In [0]:
## Extracts train and test images from 2528C.tif and 2930D.tif

In [0]:
## OPTIONAL - download data
# !aws s3 cp s3://eohackathon-covid19/Hackthon_Data/Gauteng/2528C.tif data/
# !aws s3 cp 's3://eohackathon-covid19/Hackthon_Data/Kwazulu Natal/2930D.tif' data/

##### Imports

In [0]:
import sys, os, random                                                                                                                                                      
import numpy as np, pandas as pd   
import rasterio
from PIL import Image

In [0]:
RANDOM_STATE = 41
def fix_seed(seed=0):
    random.seed(seed)
    os.environ['PYTHONHASHSEED'] = str(seed)
    np.random.seed(seed)
fix_seed(RANDOM_STATE)

In [0]:
##./data should contain:
#2528C.tif
#2930D.tif
#Train.csv
#Test.csv
DATA_DIR = 'data/'

df_train = pd.read_csv(f'{DATA_DIR}/Train.csv')
df_test = pd.read_csv(f'{DATA_DIR}/Test.csv')

In [0]:
ds_train = rasterio.open(f'{DATA_DIR}/2528C.tif')

In [0]:
band_names = ds_train.descriptions
n_bands = ds_train.count
band_names, n_bands

((None, None, None), 3)

#### Extract images

In [0]:
sz=200 ##image size
# 200*1.5 m/px=300m2

In [0]:
#process train
os.makedirs(f'{DATA_DIR}/train',exist_ok=False)
# Load bands into RAM
red, green, blue = ds_train.read(1), ds_train.read(2), ds_train.read(3)

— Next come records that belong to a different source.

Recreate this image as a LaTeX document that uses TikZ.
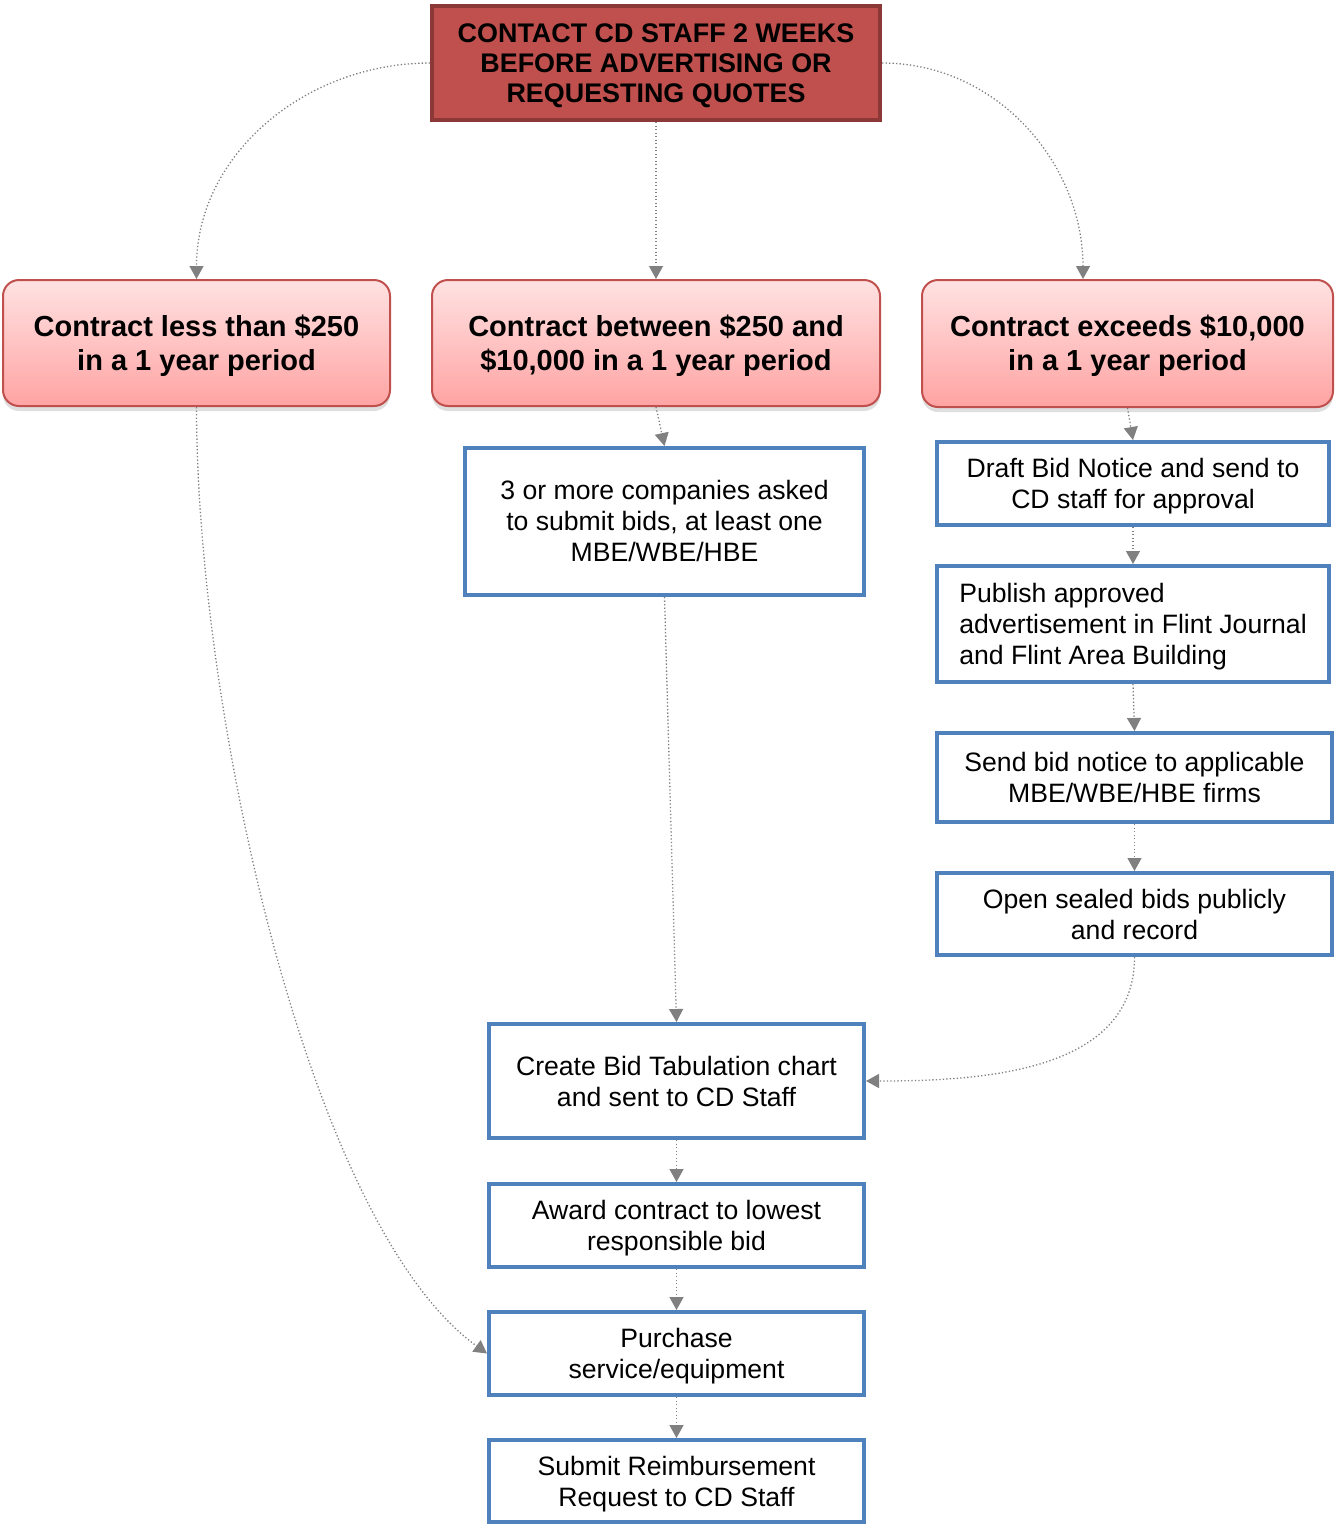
\documentclass[tikz,border=0pt]{standalone}
\usepackage{fontspec}
\setmainfont{Liberation Sans}
\usetikzlibrary{arrows.meta,shadows}
\definecolor{brick}{HTML}{C0504D}
\definecolor{brickdark}{HTML}{8C3836}
\definecolor{rosetop}{HTML}{FFE2E2}
\definecolor{rosebot}{HTML}{FFA3A3}
\definecolor{stepblue}{HTML}{4F81BD}
\definecolor{linkgray}{HTML}{808080}
\begin{document}
\begin{tikzpicture}[x=1pt,y=-1pt,
	topbox/.style={draw=brickdark, fill=brick, line width=4pt, align=center, inner sep=0pt,
		text height=79.3pt, text depth=0pt,
		font=\fontsize{26.9}{30}\selectfont\bfseries},
	rangebox/.style={draw=brick, line width=2pt, rounded corners=16pt, top color=rosetop,
		bottom color=rosebot, align=center, inner sep=0pt,
		text height=54.8pt, text depth=0pt,
		drop shadow={shadow xshift=0pt, shadow yshift=-5pt, opacity=0.25},
		font=\fontsize{29}{34}\selectfont\bfseries},
	stepbox/.style={draw=stepblue, fill=white, line width=4pt, align=center, inner sep=0pt,
		text height=50pt, text depth=0pt,
		font=\fontsize{26.6}{31}\selectfont},
	threelines/.style={text height=80.5pt},
	flow/.style={draw=linkgray, line width=1.3pt, dash pattern=on 1.3pt off 2.2pt,
		-{Triangle[length=13pt,width=14pt,fill=linkgray]}}]
	\useasboundingbox (0,0) rectangle (1336,1526);

	\path
	node[topbox, minimum width=448pt, minimum height=114pt] at (656,63) (cont) {CONTACT CD STAFF 2 WEEKS\\BEFORE ADVERTISING OR\\REQUESTING QUOTES}

	node[rangebox, minimum width=387pt, minimum height=126pt] at (196.5,343) (less) {Contract less than \$250\\in a 1 year period}
	node[rangebox, minimum width=448pt, minimum height=126pt] at (656,343) (betw) {Contract between \$250 and\\\$10,000 in a 1 year period}
	node[rangebox, minimum width=411pt, minimum height=127pt] at (1127.5,343.5) (exc) {Contract exceeds \$10,000\\in a 1 year period}

	node[stepbox, threelines, minimum width=399pt, minimum height=147pt] at (664.5,521.5) (three) {3 or more companies asked\\to submit bids, at least one\\MBE/WBE/HBE}

	node[stepbox, minimum width=392pt, minimum height=83pt] at (1133,483.5) (draft) {Draft Bid Notice and send to\\CD staff for approval}
	node[stepbox, threelines, align=left, minimum width=392pt, minimum height=116pt] at (1133,624) (publ) {Publish approved\\advertisement in Flint Journal\\and Flint Area Building}
	node[stepbox, minimum width=395pt, minimum height=89pt] at (1134.5,777.5) (send) {Send bid notice to applicable\\MBE/WBE/HBE firms}
	node[stepbox, minimum width=395pt, minimum height=82pt] at (1134.5,914) (open) {Open sealed bids publicly\\and record}

	node[stepbox, minimum width=375pt, minimum height=114pt] at (676.5,1081) (tab) {Create Bid Tabulation chart\\and sent to CD Staff}
	node[stepbox, minimum width=375pt, minimum height=83pt] at (676.5,1225.5) (award) {Award contract to lowest\\responsible bid}
	node[stepbox, minimum width=375pt, minimum height=83pt] at (676.5,1353.5) (purch) {Purchase\\service/equipment}
	node[stepbox, minimum width=375pt, minimum height=82pt] at (676.5,1481) (subm) {Submit Reimbursement\\Request to CD Staff};

	\path
	(cont.west) edge[flow, out=180, in=90] (less.north)
	(cont.south) edge[flow] (betw.north)
	(cont.east) edge[flow, out=0, in=90] ([xshift=-44.5pt]exc.north)
	(betw.south) edge[flow] (three.north)
	(three.south) edge[flow] (tab.north)
	(exc.south) edge[flow] (draft.north)
	(draft.south) edge[flow] (publ.north)
	(publ.south) edge[flow] (send.north)
	(send.south) edge[flow] (open.north)
	(open.south) edge[flow, out=-90, in=0] (tab.east)
	(tab.south) edge[flow] (award.north)
	(award.south) edge[flow] (purch.north)
	(purch.south) edge[flow] (subm.north);
	\draw[flow] (less.south) .. controls +(0,300) and +(-180,-130) .. (purch.west);
\end{tikzpicture}
\end{document}
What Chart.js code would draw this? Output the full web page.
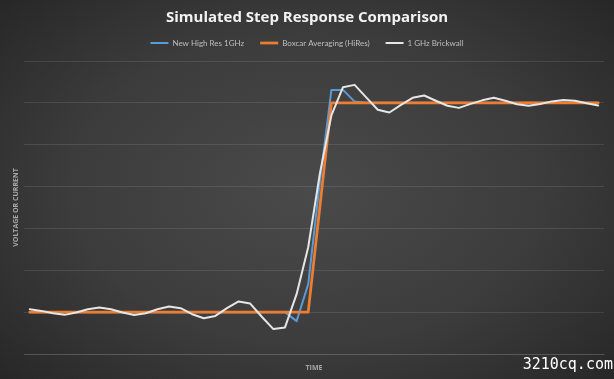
<!DOCTYPE html>
<html>
<head>
<meta charset="utf-8">
<script src="https://cdn.jsdelivr.net/npm/chart.js@4/dist/chart.umd.min.js"></script>
<style>
  html, body { margin: 0; padding: 0; }
  body {
    width: 614px; height: 379px; overflow: hidden; position: relative;
    background: radial-gradient(ellipse 70% 75% at 50% 50%, #4a4a4a 0%, #3c3c3c 55%, #262626 100%);
  }
  #wrap { position: absolute; left: 0; top: 0; width: 614px; height: 379px; }
  #wm {
    position: absolute; right: 1px; top: 355px;
    font-family: "DejaVu Sans Mono", monospace; font-size: 15px; color: #ffffff;
  }
</style>
</head>
<body>
<div id="wrap"><canvas id="c" width="614" height="379"></canvas></div>
<div id="wm">3210cq.com</div>
<script>
const chartTitle = "Simulated Step Response Comparison";
const seriesNames = ["New High Res 1GHz", "Boxcar Averaging (HiRes)", "1 GHz Brickwall"];
const categories = [1,2,3,4,5,6,7,8,9,10,11,12,13,14,15,16,17,18,19,20,21,22,23,24,25,
                    26,27,28,29,30,31,32,33,34,35,36,37,38,39,40,41,42,43,44,45,46,47,48,49,50];
const highRes = [0,0,0,0,0,0,0,0,0,0,0,0,0,0,0,0,0,0,0,0,0,0,0.0,-0.043,0.133,
                 0.62,1.062,1.062,1.006,1,1,1,1,1,1,1,1,1,1,1,1,1,1,1,1,1,1,1,1,1];
const boxcar = [0,0,0,0,0,0,0,0,0,0,0,0,0,0,0,0,0,0,0,0,0,0,0,0,0,
                0.5,1,1,1,1,1,1,1,1,1,1,1,1,1,1,1,1,1,1,1,1,1,1,1,1];
const brickwall = [0.014,0.006,-0.005,-0.013,-0.002,0.014,0.022,0.014,-0.002,-0.014,
                   -0.005,0.014,0.027,0.019,-0.010,-0.029,-0.018,0.019,0.051,0.041,
                   -0.022,-0.081,-0.073,0.086,0.31,0.66,0.94,1.075,1.086,1.026,
                   0.967,0.954,0.99,1.024,1.035,1.01,0.986,0.976,0.995,1.012,
                   1.024,1.01,0.993,0.986,0.995,1.007,1.014,1.01,0.998,0.987];
const yMin = -0.2, yMax = 1.2, yStep = 0.2;
const xTitle = "TIME", yTitle = "VOLTAGE OR CURRENT";

const gridColor = "rgba(255,255,255,0.10)";
const textGray = "#bfbfbf";

new Chart(document.getElementById("c"), {
  type: "line",
  data: {
    labels: categories,
    datasets: [
      { label: seriesNames[0], data: highRes, borderColor: "#5b9bd5", backgroundColor: "#5b9bd5", borderWidth: 2, order: 3 },
      { label: seriesNames[1], data: boxcar, borderColor: "#ed7d31", backgroundColor: "#ed7d31", borderWidth: 2.75, order: 2 },
      { label: seriesNames[2], data: brickwall, borderColor: "#e6e6e6", backgroundColor: "#e6e6e6", borderWidth: 2, order: 1 }
    ]
  },
  options: {
    responsive: false,
    animation: false,
    devicePixelRatio: 1,
    layout: { padding: 0 },
    elements: { point: { radius: 0, hoverRadius: 0 }, line: { tension: 0, borderCapStyle: "round", borderJoinStyle: "round" } },
    plugins: {
      tooltip: { enabled: false },
      title: {
        display: true, text: chartTitle, color: "#f2f2f2",
        font: { family: "'Open Sans', sans-serif", size: 15, weight: "bold" },
        padding: { top: 9, bottom: -4 }
      },
      legend: {
        display: true, position: "top",
        labels: {
          color: textGray, usePointStyle: true, pointStyle: "line", pointStyleWidth: 18,
          boxHeight: 2, padding: 16,
          font: { family: "Lato, sans-serif", size: 8 },
          sort: (a, b) => a.datasetIndex - b.datasetIndex
        }
      }
    },
    scales: {
      x: {
        type: "category", offset: true,
        grid: { display: false, drawTicks: false },
        border: { display: true, color: gridColor, width: 1 },
        ticks: { display: false },
        title: { display: true, text: xTitle, color: "#a6a6a6",
                 font: { family: "'Open Sans', sans-serif", size: 7, weight: "bold" },
                 padding: { top: 0, bottom: 7 } },
        afterFit: (s) => { s.height = 25; }
      },
      xTop: {
        type: "category", position: "top", offset: true,
        grid: { display: false, drawTicks: false },
        border: { display: false },
        ticks: { display: false },
        afterFit: (s) => { s.height = 4; }
      },
      y: {
        min: yMin, max: yMax,
        grid: { color: gridColor, drawTicks: false, lineWidth: 1 },
        border: { display: false },
        ticks: { display: false, stepSize: yStep },
        title: { display: true, text: yTitle, color: "#a6a6a6",
                 font: { family: "'Open Sans', sans-serif", size: 7, weight: "bold" },
                 padding: { top: 12, bottom: 0 } },
        afterFit: (s) => { s.width = 24; }
      },
      yRight: {
        type: "linear", position: "right", min: yMin, max: yMax,
        grid: { display: false, drawTicks: false },
        border: { display: false },
        ticks: { display: false },
        afterFit: (s) => { s.width = 10; }
      }
    }
  }
});
</script>
</body>
</html>
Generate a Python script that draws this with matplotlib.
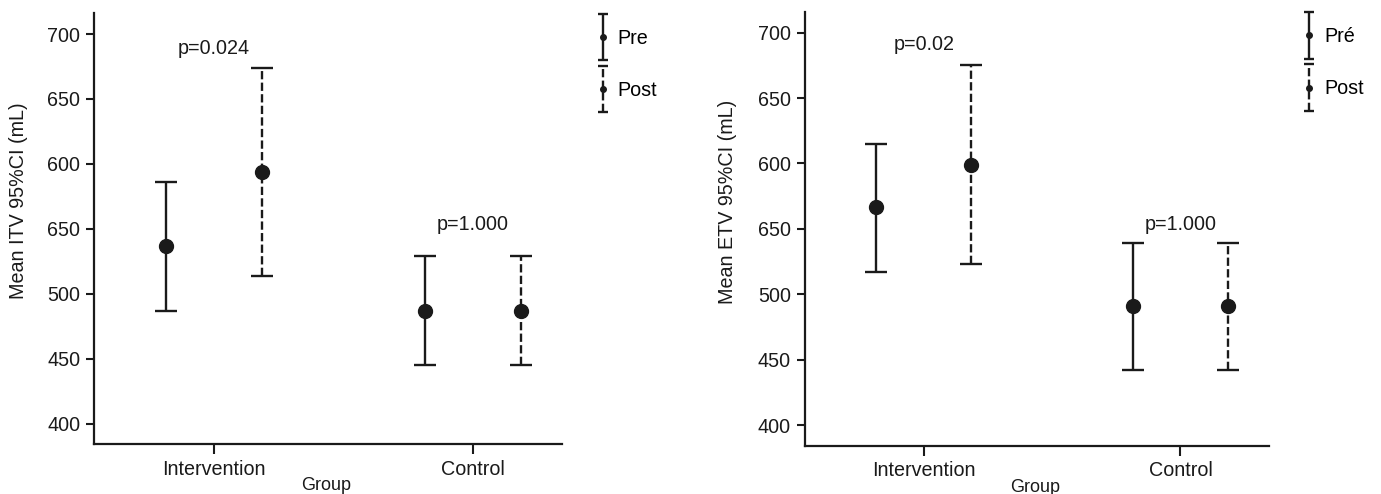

for _,sample in df_train.iterrows():
    ID, lat, lon, label = sample

    # Blank image
    im = np.zeros((sz,sz,3), np.uint8)

    # Get pixel coords
    row, col = ds_train.index(lon, lat)
    
    # Add image data
    for i, band in enumerate([red, green, blue]):
        im[:,:,i] = band[row-sz//2:row+sz//2, col-sz//2:col+sz//2]
  
    # Save image
    im = Image.fromarray(im)
    pth = f'{DATA_DIR}/train/'
    im.save(f'{pth}{ID}.jpg')

HBox(children=(FloatProgress(value=0.0, max=4281.0), HTML(value='')))




In [0]:
# !ls -1 data/train | wc -l

4281


In [0]:
ds_test = rasterio.open(f'{DATA_DIR}/2930D.tif')

In [0]:
# process test
os.makedirs(f'{DATA_DIR}/test/',exist_ok=False)
red, green, blue = ds_test.read(1), ds_test.read(2), ds_test.read(3)

for _,sample in df_test.iterrows():
    ID, lat, lon = sample
    # Blank image
    im = np.zeros((sz,sz,3), np.uint8)
    
    # Get pixel coords
    row, col = ds_test.index(lon, lat)
    
    # Add image data
    for i, band in enumerate([red, green, blue]):
        im[:,:,i] = band[row-sz//2:row+sz//2, col-sz//2:col+sz//2]
  
    # Save image
    im = Image.fromarray(im)
    pth = f'{DATA_DIR}/test/'
    im.save(f'{pth}{ID}.jpg')

HBox(children=(FloatProgress(value=0.0, max=2613.0), HTML(value='')))